В последней трети ХХ-го столетия начинается осваивание и культур других стран Южной Америки (Аргентины, Перу, Эквадора, и так далее). При этом дает о себе знать и стремление к определению 2-х типов: на бразильских традициях в музыке (ярчайшей иллюстрацией такого рода явления многие записи американского саксофониста польского происхождения Стена Гетца с бразильскими музыкантами в частности А-К Жобимом, а с другой стороны испанской традиции при чем, как в южноамериканском варианте (символом в этом отношении является композиция «Танго в джазе» «Аргентинского квартета»), так и в чистом виде предполагающем выход на ритмику исторической родины (эталоном в этом отношении являются композиции Чик Кория «Fiesta» и «Spain»).

Помня о национальной полиритмики, все ожидали больших успехов  в этом отношении от кавказских музыкантов. Однако они последовали далеко не сразу, ибо при всей заинтересованности в ритмическом разнообразии последним далеко не просто было достигнуть органичности их взаимопонимания в джазовом контексте.  Лишь со второй половины 70-х годов начинают появляться композиции, свидетельствующие о прогрессе в этом направлении (азербайджанского пианиста и композитора Вагифа Мустафазаде, армянина Александра Картеляна, грузина Вадима Бедзонишвили  и др.

Что же касается славянского фольклора, то в ходе его освоения акцент главным образом ставился на область ладовой мелодичности (биг-бэнды Олега Лундстрема, Анатолия Крола, ансамбли «Крещендо», «Арсена»). Ближе к концу ХХ-го столетия (о чем  можно судить по сделанным записям) успешно начинали разрабатывать проблему взаимоотношения джаза и фольклора и представители других регионов тогда еще СССР. С одной стороны прибалтийские (биг-бэнды Чекасина, Винаускаса, композитор Тыну Найсу (пиано-?!), а с другой стороны башкирские, якутские, алтайские, туркменские (в качестве объекта башкирский оркестр «Черная река» Юлдаева, выступившего в Москве на джазовом фестивале в 2003 году, известного всем туркменского «Гунеш»).

Также следует выделить такого рода исполнителей с мировой известностью: гитариста Энвера Измайлова (Крымского-татарина) и пианиста украинского происхождения Михаила Альперина.

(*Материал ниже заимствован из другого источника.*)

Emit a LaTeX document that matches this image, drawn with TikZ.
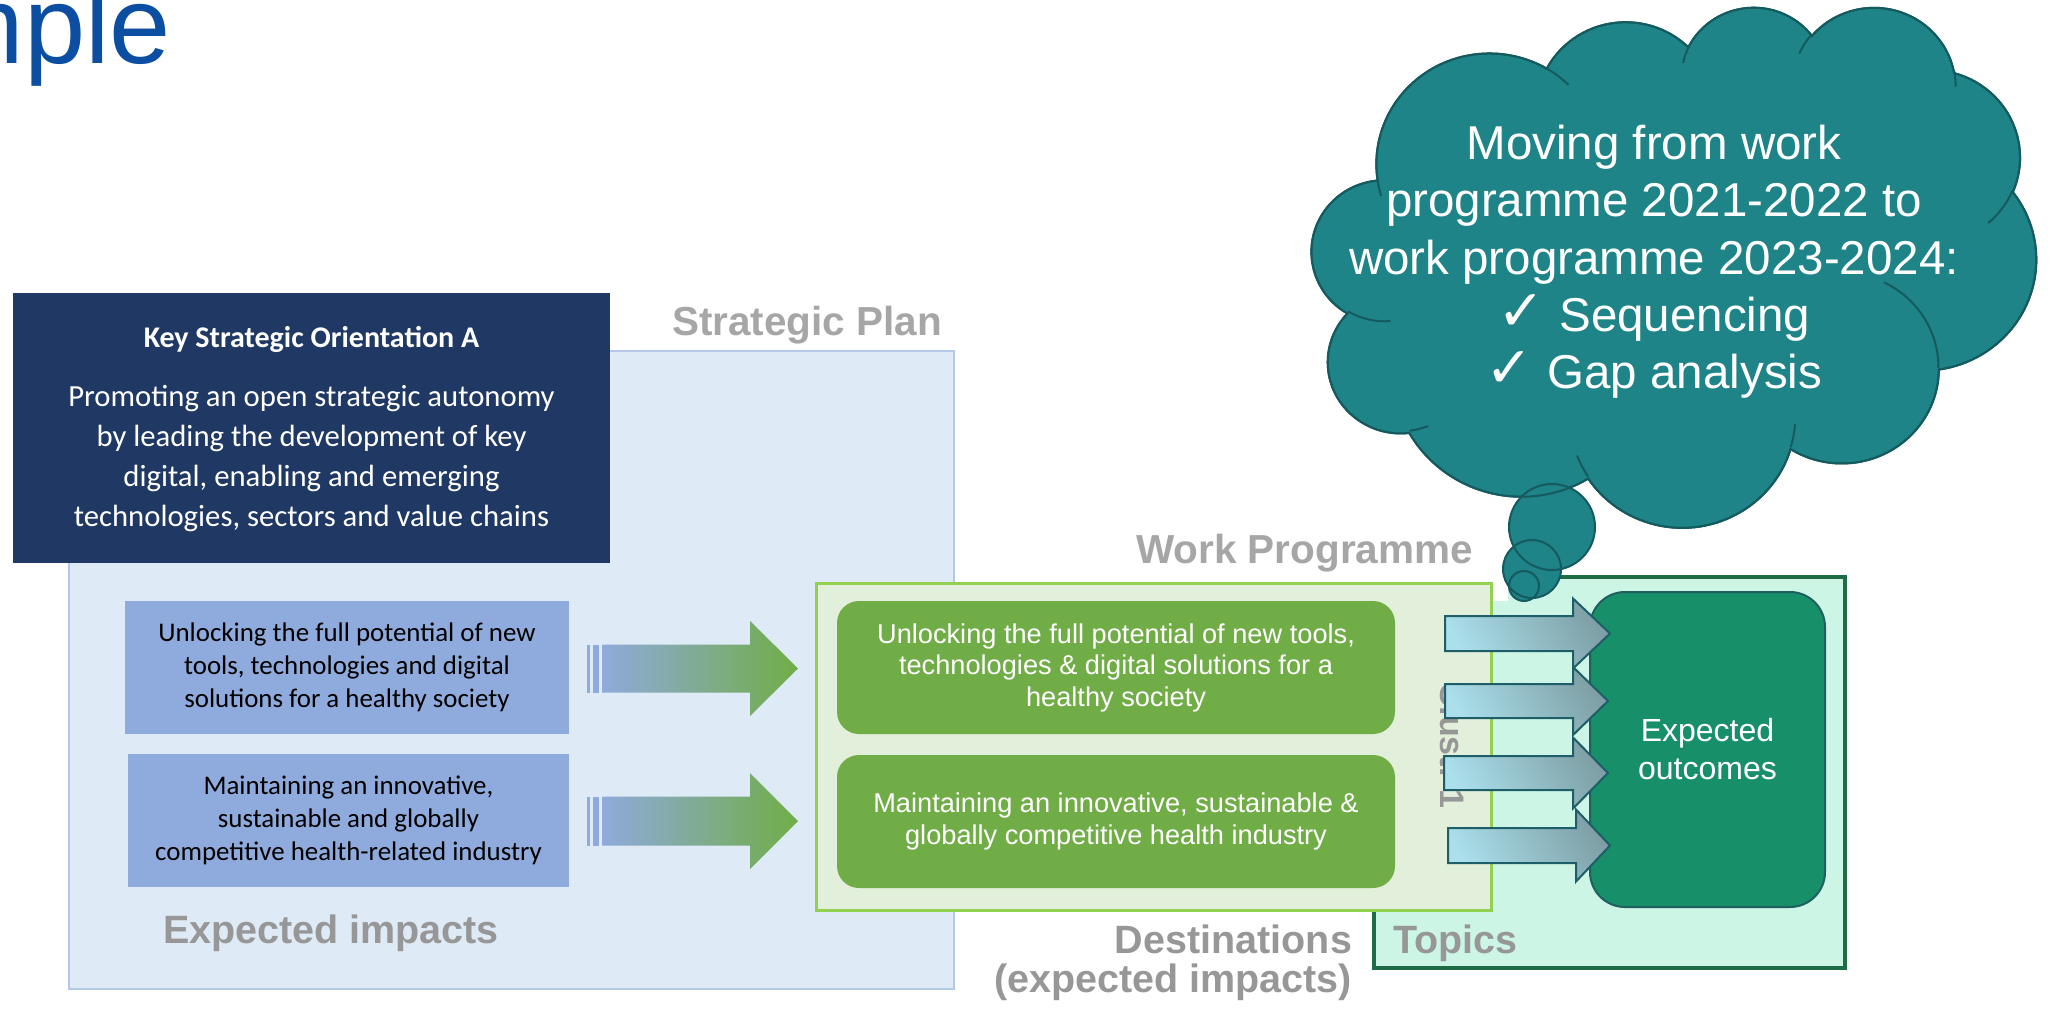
\documentclass[tikz,border=0pt]{standalone}
\usepackage{fontspec}
\setmainfont{Liberation Sans}
\newfontfamily\calibri{Carlito}
\newfontfamily\dejavu{DejaVu Sans}
\definecolor{spfill}{HTML}{DEEAF6}
\definecolor{spline}{HTML}{B4C7E7}
\definecolor{navy}{HTML}{203864}
\definecolor{bluebox}{HTML}{8FAADC}
\definecolor{greenbox}{HTML}{70AD47}
\definecolor{wpfill}{HTML}{E2EFDA}
\definecolor{wpline}{HTML}{92D050}
\definecolor{topfill}{HTML}{CCF5E6}
\definecolor{topline}{HTML}{1E6B46}
\definecolor{outfill}{HTML}{17906A}
\definecolor{outedge}{HTML}{1F5F60}
\definecolor{arrlight}{HTML}{AADFEB}
\definecolor{arrdark}{HTML}{7E9FA5}
\definecolor{arredge}{HTML}{1D5E68}
\definecolor{cloudfill}{HTML}{1F8487}
\definecolor{cloudedge}{HTML}{145A5E}
\definecolor{titleblue}{HTML}{0B4EA2}
\definecolor{lbl}{HTML}{A6A6A6}
\definecolor{lbldark}{HTML}{979797}
% visual (DrawingML) angle -> parametric angle
\pgfmathdeclarefunction{vtp}{3}{%
  \begingroup
  \pgfmathparse{atan2((#2)*sin(#1),(#3)*cos(#1))}%
  \pgfmathsmuggle\pgfmathresult
  \endgroup}
\pgfmathdeclarefunction{vtd}{4}{%
  \begingroup
  \pgfmathparse{mod(atan2((#3)*sin((#1)+(#2)),(#4)*cos((#1)+(#2)))-atan2((#3)*sin(#1),(#4)*cos(#1))+720,360)}%
  \pgfmathsmuggle\pgfmathresult
  \endgroup}
\tikzset{
  carc/.style n args={4}{x radius=#3, y radius=#4, start angle={vtp(#1,#3,#4)}, delta angle={vtd(#1,#2,#3,#4)}},
  spbox/.style={draw=spline, fill=spfill, line width=2.5pt},
  navybox/.style={fill=navy},
  bluecell/.style={fill=bluebox, text=black, align=center, font=\calibri\fontsize{26.9}{33}\selectfont},
  greencell/.style={fill=greenbox, rounded corners=22pt, text=white, align=center, font=\fontsize{27.2}{31.5}\selectfont},
  wpbox/.style={draw=wpline, fill=wpfill, line width=3pt},
  topbox/.style={draw=topline, fill=topfill, line width=3.5pt},
  outbox/.style={draw=outedge, fill=outfill, line width=2pt, rounded corners=35pt, text=white, align=center, font=\fontsize{32}{38}\selectfont},
  lblbig/.style={text=lbl, font=\bfseries\fontsize{40.5}{44}\selectfont},
  lbldk/.style={text=lbldark, font=\bfseries\fontsize{39.5}{44}\selectfont},
  cloudtxt/.style={text=white, align=center, font=\fontsize{47.5}{57.3}\selectfont},
  cloudstyle/.style={fill=cloudfill},
  cloudline/.style={draw=cloudedge, line width=2pt},
  toparrow/.style={draw=arredge, line width=2pt, top color=arrdark, bottom color=arrlight, shading angle=-60},
  leftarrow/.style={left color=bluebox, right color=greenbox},
}
\newcommand\chk{\smash{\raisebox{1pt}{\dejavu\fontsize{57}{57}\selectfont ✓}}\hspace{14pt}}
\def\cloudshape{(39.00,143.70)
  arc[carc={-190.4875}{123.7805}{67.53}{91.90}]
  arc[carc={-144.1024}{89.9452}{53.33}{72.67}]
  arc[carc={-145.8079}{99.7230}{43.65}{59.45}]
  arc[carc={-130.9861}{117.2417}{48.57}{65.95}]
  arc[carc={-78.7089}{109.0269}{53.33}{72.73}]
  arc[carc={-46.2673}{130.2690}{67.75}{92.20}]
  arc[carc={0.6250}{114.0333}{57.85}{78.67}]
  arc[carc={22.4516}{115.1726}{67.52}{92.15}]
  arc[carc={66.2426}{75.7110}{77.20}{105.43}]
  arc[carc={-274.9421}{146.7356}{43.60}{59.18}]
  arc[carc={-246.8285}{152.5189}{43.45}{59.45}] -- cycle}
\newcommand\stripearw[3]{%
  \fill[bluebox] (587,#1-#2) rectangle (590,#1+#2);
  \fill[bluebox] (593,#1-#2) rectangle (599,#1+#2);
  \path[leftarrow] (602,#1-#2) -- (750,#1-#2) -- (750,#1-#3) -- (798,#1) -- (750,#1+#3) -- (750,#1+#2) -- (602,#1+#2) -- cycle;}
\newcommand\topicarw[6]{%
  \path[toparrow] (#1,#4-#5) -- (#2,#4-#5) -- (#2,#4-#6) -- (#3,#4) -- (#2,#4+#6) -- (#2,#4+#5) -- (#1,#4+#5) -- cycle;}
\begin{document}
\begin{tikzpicture}[x=1pt,y=-1pt, every node/.style={inner sep=0pt, outer sep=0pt}]
\useasboundingbox (0,0) rectangle (2054,1010);
\clip (0,0) rectangle (2054,1010);
% title fragment
\node[anchor=base east, text=titleblue, font=\fontsize{110}{120}\selectfont] (title) at (171,63) {mple};
% strategic plan
\node[spbox, minimum width=885pt, minimum height=638pt] (sp) at (511.5,670) {};
\node[navybox, minimum width=597pt, minimum height=270pt] (ksoa) at (311.5,428) {};
\node[text=white, font=\calibri\bfseries\fontsize{30}{36}\selectfont] (ksoat) at (311.5,339) {Key Strategic Orientation A};
\node[text=white, align=center, font=\calibri\fontsize{30.7}{40}\selectfont] (ksoab) at (311.5,459)
  {Promoting an open strategic autonomy\\by leading the development of key\\digital, enabling and emerging\\technologies, sectors and value chains};
\node[bluecell, minimum width=444pt, minimum height=133pt] (ei1) at (347,667.5)
  {Unlocking the full potential of new\\tools, technologies and digital\\solutions for a healthy society};
\node[bluecell, minimum width=441pt, minimum height=133pt] (ei2) at (348.5,820.5)
  {Maintaining an innovative,\\sustainable and globally\\competitive health-related industry};
\stripearw{668.5}{24}{47.5}
\stripearw{821}{24.5}{48}
% topics box
\node[topbox, minimum width=471pt, minimum height=391pt] (topics) at (1609.5,772.5) {};
\fill[white] (1128,512) rectangle (1508,601);
\node[lblbig, anchor=base west] (wplbl) at (1136,563) {Work Programme};
% work programme box
\node[wpbox, minimum width=675pt, minimum height=327pt] (wp) at (1153.5,746.5) {};
\node[greencell, minimum width=558pt, minimum height=133pt] (d1) at (1116,667.5)
  {Unlocking the full potential of new tools,\\technologies \& digital solutions for a\\healthy society};
\node[greencell, minimum width=558pt, minimum height=133pt] (d2) at (1116,821.5)
  {Maintaining an innovative, sustainable \&\\globally competitive health industry};
\node[lbldk, rotate=-90, font=\bfseries\fontsize{34}{40}\selectfont] (clust) at (1453,745) {Clust. 1};
% expected outcomes
\node[outbox, minimum width=235pt, minimum height=315pt] (outc) at (1707.5,749.5) {Expected\\outcomes};
\topicarw{1445}{1573}{1610}{633.5}{17.5}{35}
\topicarw{1445}{1573}{1608}{701}{17}{34}
\topicarw{1444}{1573}{1608}{773}{17}{35.5}
\topicarw{1448}{1576}{1610}{845.5}{17.5}{36}
% labels
\node[lblbig, anchor=base west] (splbl) at (672,335) {Strategic Plan};
\node[lbldk, anchor=base west] (eilbl) at (163,943) {Expected impacts};
\node[lbldk, anchor=base east] (dest1) at (1352,953) {Destinations};
\node[lbldk, anchor=base east] (dest2) at (1352,992) {(expected impacts)};
\node[lbldk, anchor=base west] (toplbl) at (1393,953) {Topics};
% cloud callout
\begin{scope}[shift={(1312,6)}, x=1.6759pt, y=-1.2037pt]
  \path[cloudstyle, cloudline] \cloudshape;
\end{scope}
\path[cloudstyle] (1552,527) circle[radius=43pt] (1532,569) circle[radius=29pt] (1524,586) circle[radius=15pt];
\path[cloudline] (1552,527) circle[radius=43pt] (1532,569) circle[radius=29pt] (1524,586) circle[radius=15pt];
\begin{scope}[shift={(1312,6)}, x=1.6759pt, y=-1.2037pt]
  \path[cloudline] \cloudshape;
  \path[cloudline]
    (46.93,261.77) arc[carc={86.7420}{26.4295}{43.45}{59.45}]
    (69.28,348.99) arc[carc={73.6105}{11.4475}{43.60}{59.18}]
    (164.78,390.90) arc[carc={137.6242}{14.0811}{67.52}{92.15}]
    (288.27,347.51) arc[carc={6.4533}{15.9984}{67.52}{92.15}]
    (341.29,229.54) arc[carc={-70.2924}{70.9174}{57.85}{78.67}]
    (417.98,153.54) arc[carc={30.3180}{27.7515}{53.33}{72.73}]
    (383.24,54.26) arc[carc={-13.7443}{14.8589}{48.57}{65.95}]
    (290.78,39.52) arc[carc={-149.1815}{18.1954}{48.57}{65.95}]
    (221.41,47.20) arc[carc={-163.4943}{17.6864}{43.65}{59.45}]
    (140.00,51.92) arc[carc={-66.7070}{12.3194}{67.53}{91.90}]
    (41.27,157.89) arc[carc={157.6544}{11.8582}{67.53}{91.90}];
\end{scope}
\node[cloudtxt] (cloudtext) at (1654,262)
  {Moving from work\\programme 2021-2022 to\\work programme 2023-2024:\\\chk Sequencing\\\chk Gap analysis};
\end{tikzpicture}
\end{document}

Думается, что сказанного здесь достаточно для подтверждения важности для джазовой практики проблемы взаимодействия с фольклором, а также одновременно и констатации факта не изученности её, как в историческом, так и тем более в теоретическом аспектах, что было бы плодотворным, как для самих практикующих музыкантах, так и для всех любителей и почитателей этого жанра.